I, along with everyone else, can say for certain that 2020 did not turn out the way I planned. I’m also very happy that I didn’t decide to be cheeky and pick “vision” as my word of the year. Because for a moment, I was thinking about it.
This year saw a lot of change, and not just because of the pandemic. The year started off with a bang by moving to my apartment, all by myself. Living alone was something I’d dreamed about for a long time, and it wasn’t until the end of 2019 that I finally felt I was ready. Not only was I financially secure enough to do so, but I finally felt like I had a good support outside of myself, but here in Austin, to live alone.

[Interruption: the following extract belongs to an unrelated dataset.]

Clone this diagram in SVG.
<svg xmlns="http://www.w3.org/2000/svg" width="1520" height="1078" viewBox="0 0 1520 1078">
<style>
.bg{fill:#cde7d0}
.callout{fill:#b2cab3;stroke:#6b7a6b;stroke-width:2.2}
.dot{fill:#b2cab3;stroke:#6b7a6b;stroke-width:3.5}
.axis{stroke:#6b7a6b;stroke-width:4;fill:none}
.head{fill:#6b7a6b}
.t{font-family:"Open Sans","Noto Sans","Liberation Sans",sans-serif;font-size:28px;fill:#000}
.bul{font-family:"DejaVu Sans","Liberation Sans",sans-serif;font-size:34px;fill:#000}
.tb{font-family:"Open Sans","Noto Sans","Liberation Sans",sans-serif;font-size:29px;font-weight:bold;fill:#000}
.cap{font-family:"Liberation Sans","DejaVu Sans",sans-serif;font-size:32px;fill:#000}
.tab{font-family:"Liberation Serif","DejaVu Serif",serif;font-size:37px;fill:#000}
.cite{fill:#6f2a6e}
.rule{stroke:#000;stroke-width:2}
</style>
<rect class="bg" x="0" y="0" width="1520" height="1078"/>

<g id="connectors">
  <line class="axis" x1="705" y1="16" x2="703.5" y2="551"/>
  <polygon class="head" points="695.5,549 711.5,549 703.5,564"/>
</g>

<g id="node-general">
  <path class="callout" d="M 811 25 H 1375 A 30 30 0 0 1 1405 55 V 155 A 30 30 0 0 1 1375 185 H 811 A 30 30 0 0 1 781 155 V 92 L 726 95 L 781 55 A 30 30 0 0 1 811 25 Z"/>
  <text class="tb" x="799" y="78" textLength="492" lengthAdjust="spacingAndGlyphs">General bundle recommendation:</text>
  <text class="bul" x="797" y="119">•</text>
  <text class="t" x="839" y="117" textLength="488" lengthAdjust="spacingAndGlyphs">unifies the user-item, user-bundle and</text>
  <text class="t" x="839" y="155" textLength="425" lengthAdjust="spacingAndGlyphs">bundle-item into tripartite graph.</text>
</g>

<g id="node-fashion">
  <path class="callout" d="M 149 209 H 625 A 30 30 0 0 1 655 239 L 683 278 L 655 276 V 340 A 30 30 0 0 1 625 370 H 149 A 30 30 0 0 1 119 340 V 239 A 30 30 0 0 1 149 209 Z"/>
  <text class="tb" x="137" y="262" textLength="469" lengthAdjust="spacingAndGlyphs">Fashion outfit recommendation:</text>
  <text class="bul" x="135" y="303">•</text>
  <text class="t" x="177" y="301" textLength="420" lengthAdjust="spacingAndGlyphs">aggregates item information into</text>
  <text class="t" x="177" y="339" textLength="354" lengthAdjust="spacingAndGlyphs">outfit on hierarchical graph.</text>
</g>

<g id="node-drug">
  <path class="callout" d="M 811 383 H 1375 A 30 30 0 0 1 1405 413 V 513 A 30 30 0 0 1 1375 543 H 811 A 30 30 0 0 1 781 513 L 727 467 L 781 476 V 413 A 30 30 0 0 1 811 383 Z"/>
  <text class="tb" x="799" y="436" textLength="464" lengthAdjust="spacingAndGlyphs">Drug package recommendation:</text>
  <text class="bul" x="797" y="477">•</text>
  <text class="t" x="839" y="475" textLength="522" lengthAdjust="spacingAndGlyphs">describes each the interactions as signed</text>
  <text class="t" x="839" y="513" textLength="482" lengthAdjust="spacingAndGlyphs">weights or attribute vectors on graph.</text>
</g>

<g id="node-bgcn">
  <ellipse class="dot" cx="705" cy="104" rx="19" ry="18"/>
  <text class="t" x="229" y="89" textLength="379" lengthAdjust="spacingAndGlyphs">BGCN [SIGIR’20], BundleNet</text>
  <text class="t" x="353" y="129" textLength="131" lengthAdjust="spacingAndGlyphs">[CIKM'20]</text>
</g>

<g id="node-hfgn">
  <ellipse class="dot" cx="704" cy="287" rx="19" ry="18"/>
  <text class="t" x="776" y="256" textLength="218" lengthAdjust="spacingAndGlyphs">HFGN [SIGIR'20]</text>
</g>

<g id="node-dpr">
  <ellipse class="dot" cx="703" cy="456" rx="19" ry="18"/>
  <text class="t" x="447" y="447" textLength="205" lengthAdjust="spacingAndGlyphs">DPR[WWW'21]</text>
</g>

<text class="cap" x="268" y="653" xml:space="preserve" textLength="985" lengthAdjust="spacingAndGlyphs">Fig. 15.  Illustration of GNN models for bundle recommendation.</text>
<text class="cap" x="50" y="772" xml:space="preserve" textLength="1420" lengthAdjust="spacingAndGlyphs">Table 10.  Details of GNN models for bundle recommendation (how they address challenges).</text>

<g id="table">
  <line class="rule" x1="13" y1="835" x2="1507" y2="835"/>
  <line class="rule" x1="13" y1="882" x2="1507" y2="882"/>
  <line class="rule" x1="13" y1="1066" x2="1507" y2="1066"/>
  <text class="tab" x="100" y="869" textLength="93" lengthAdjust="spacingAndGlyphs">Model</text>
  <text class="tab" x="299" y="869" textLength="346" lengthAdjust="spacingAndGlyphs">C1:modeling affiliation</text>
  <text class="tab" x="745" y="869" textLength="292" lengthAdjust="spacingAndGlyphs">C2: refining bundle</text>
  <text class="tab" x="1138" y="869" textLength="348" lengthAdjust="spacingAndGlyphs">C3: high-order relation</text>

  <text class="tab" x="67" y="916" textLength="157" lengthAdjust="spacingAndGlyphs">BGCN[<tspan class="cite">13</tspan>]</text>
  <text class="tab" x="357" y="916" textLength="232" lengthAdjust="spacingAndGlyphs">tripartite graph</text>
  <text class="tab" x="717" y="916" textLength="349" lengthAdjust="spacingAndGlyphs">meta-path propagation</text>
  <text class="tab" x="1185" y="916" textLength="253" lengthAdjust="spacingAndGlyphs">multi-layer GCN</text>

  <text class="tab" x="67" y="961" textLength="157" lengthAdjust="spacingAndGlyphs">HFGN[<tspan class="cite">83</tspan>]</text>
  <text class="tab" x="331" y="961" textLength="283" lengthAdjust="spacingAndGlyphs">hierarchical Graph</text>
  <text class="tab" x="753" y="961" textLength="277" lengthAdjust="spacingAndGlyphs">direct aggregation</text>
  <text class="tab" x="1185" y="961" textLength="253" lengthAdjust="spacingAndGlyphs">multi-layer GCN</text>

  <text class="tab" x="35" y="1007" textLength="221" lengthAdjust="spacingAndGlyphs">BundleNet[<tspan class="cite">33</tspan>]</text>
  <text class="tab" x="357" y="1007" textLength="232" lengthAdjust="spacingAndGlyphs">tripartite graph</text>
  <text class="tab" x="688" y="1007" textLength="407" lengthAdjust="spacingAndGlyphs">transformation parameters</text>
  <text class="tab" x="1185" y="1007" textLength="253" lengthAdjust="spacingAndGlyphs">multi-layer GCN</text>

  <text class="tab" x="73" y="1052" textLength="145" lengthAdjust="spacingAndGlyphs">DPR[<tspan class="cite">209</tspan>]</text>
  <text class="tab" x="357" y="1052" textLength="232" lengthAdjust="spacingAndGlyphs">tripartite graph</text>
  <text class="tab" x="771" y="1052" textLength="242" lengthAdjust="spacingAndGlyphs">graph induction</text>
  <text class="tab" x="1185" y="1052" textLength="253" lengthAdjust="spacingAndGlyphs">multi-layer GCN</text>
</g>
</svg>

Two months later, I was trying to figure out how to move my work onto my dining room table. When we all went home, we thought it would be a few weeks, maybe two months. Now, nine months later, my day job isn’t expected to go back to the office until at least March 2021. I suspect it’ll be later.

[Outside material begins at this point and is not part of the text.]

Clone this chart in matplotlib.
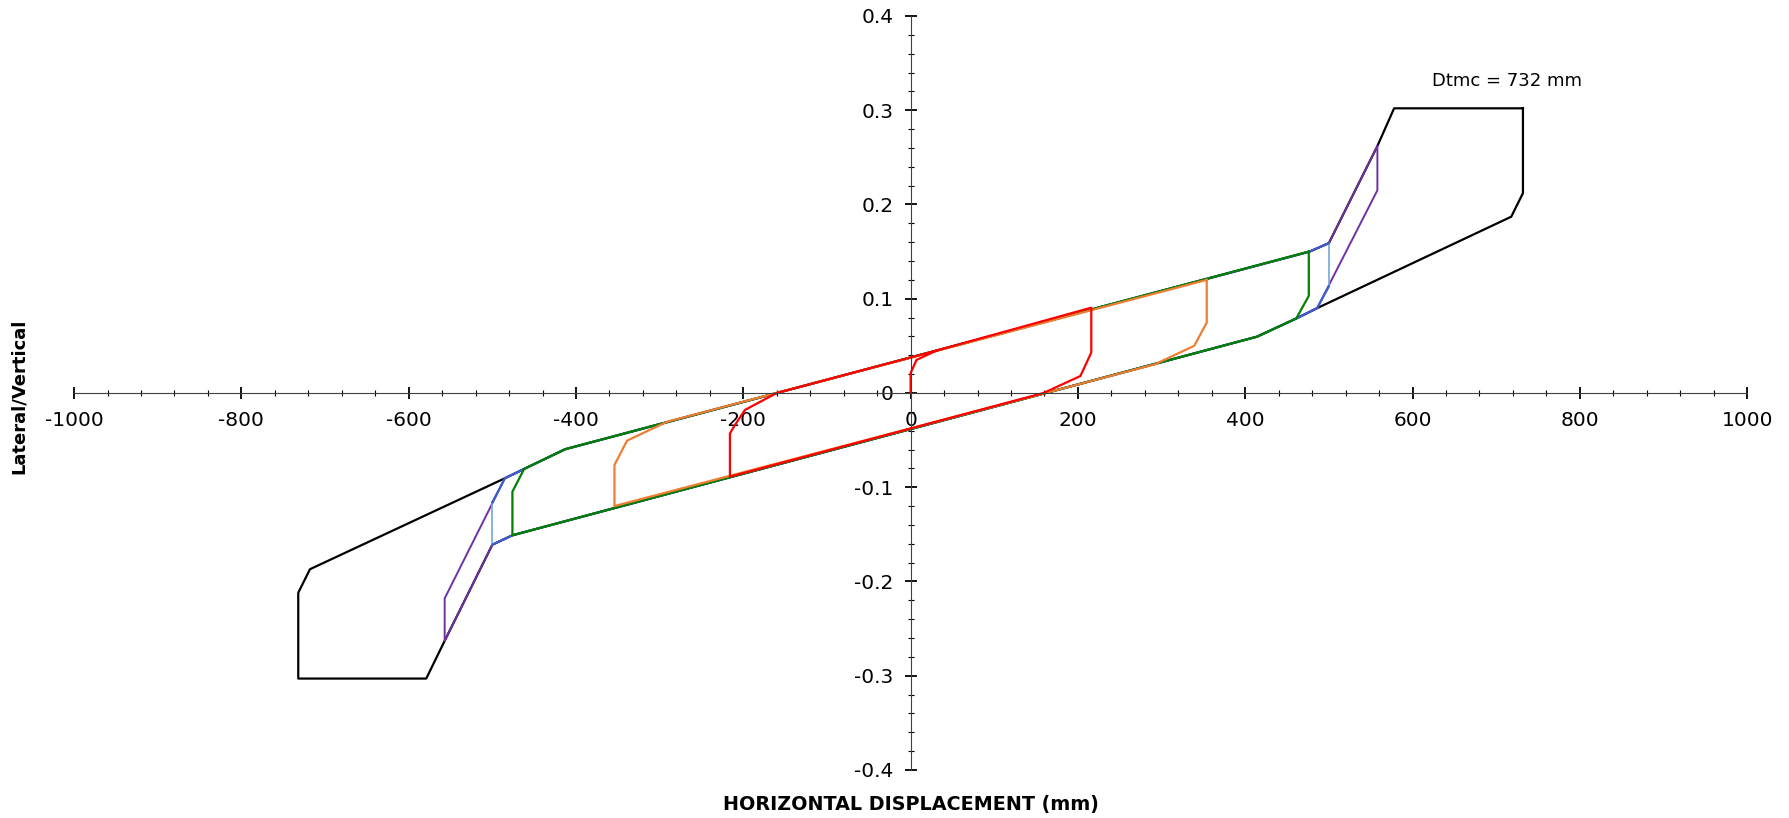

I’m super grateful to have the job, especially in an industry that saw growth in this year. I know most people haven’t been that lucky. However, even with a job, there are moments of frustration. There have been plenty of tech issues this year that have frustrated me several times over.
Part of the frustration comes from the isolation of working from home and living alone. The moments I do get to see people are often tinged with sadness, realizing I don’t know the next time I’ll get to see someone again.
Not everything has been a mess though. As much as this year has sucked, there were good things. I’m lucky to still be able to afford rent, to have a job. I’m grateful for the friendships that grew stronger this year, and I’m super grateful for my boyfriend. In a year that could easily break up couples who didn’t live together (and those who might), that was never a moment where we were even close.
There’s something so simple about my relationship. We’re together and we’re committed to each other because I choose to date him and he chooses to date me every day. In a year where nothing was easy or simple or made sense, my relationship did. We had rough patches, as everyone does, but there is this sense of comfort I feel knowing I have him in my corner. There aren’t enough words to describe how grateful I am to have him in my life. I am sappy, but he is not, and I might be getting a little teary-eyed writing this.
While this year felt like a step back in terms of my health – there was a round of new medicine-related weight gain right before the quarantine weight gain hit – I also took steps to take care of me, starting with therapy.
Going back to therapy was something that I’ve felt the need to do for a few years now but never did. The pandemic finally changed that and I’m so glad I did. Please, do not take shame in taking care of your mental health you are worth it.
2020 is a year that I am grateful to leave behind. While there were good moments, I think we can all agree, this year was a mess.